I don't think I have anything else to say.

Current Mood: blahblah
Current Music: None, I'm in Goldicocks's room, and he's talking to me
Comments

Haha, oh honey I love you! :)
What I love more than anything is the kind of girls that look at you and constantly accuse you of trying to take their boyfriends. My response to that is always "If I wanted your man, I would have had him and we wouldn't be having this conversation." It's sad that they feel the need to take their insecurities out on us poor, virginal innocents.
Hahaha, I should stop while I'm ahead...
Go in peace, Chief Shoes Too Big!

Hey now. I am the epitomy of virginal innocence. *FLASH* Hey where'd that lightning come from? I just think it's funny, all this petty female bullshit. I am going to use that line, man. I so could have had him lol. Wait. I have. He's a good lay too.

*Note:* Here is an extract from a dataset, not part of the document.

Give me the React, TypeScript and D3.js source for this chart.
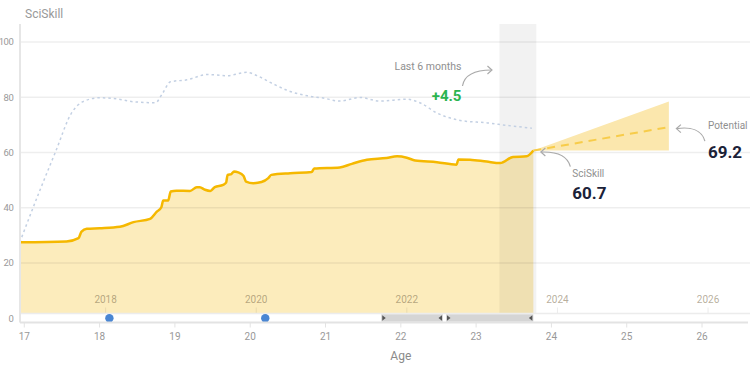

Ok, now it's my turn to stop =oP

(Anonymous)

oooh story of my life! the trouble with having guy friends! gotta love those insecure chicks. your supreme teacher says look the wench in the eye and say "i'm already done with him, not interested in any more. after all, i was taught to share"

Aaron's line was better though. Besides, why would I even need to say anything? After all, I have Goldicocks.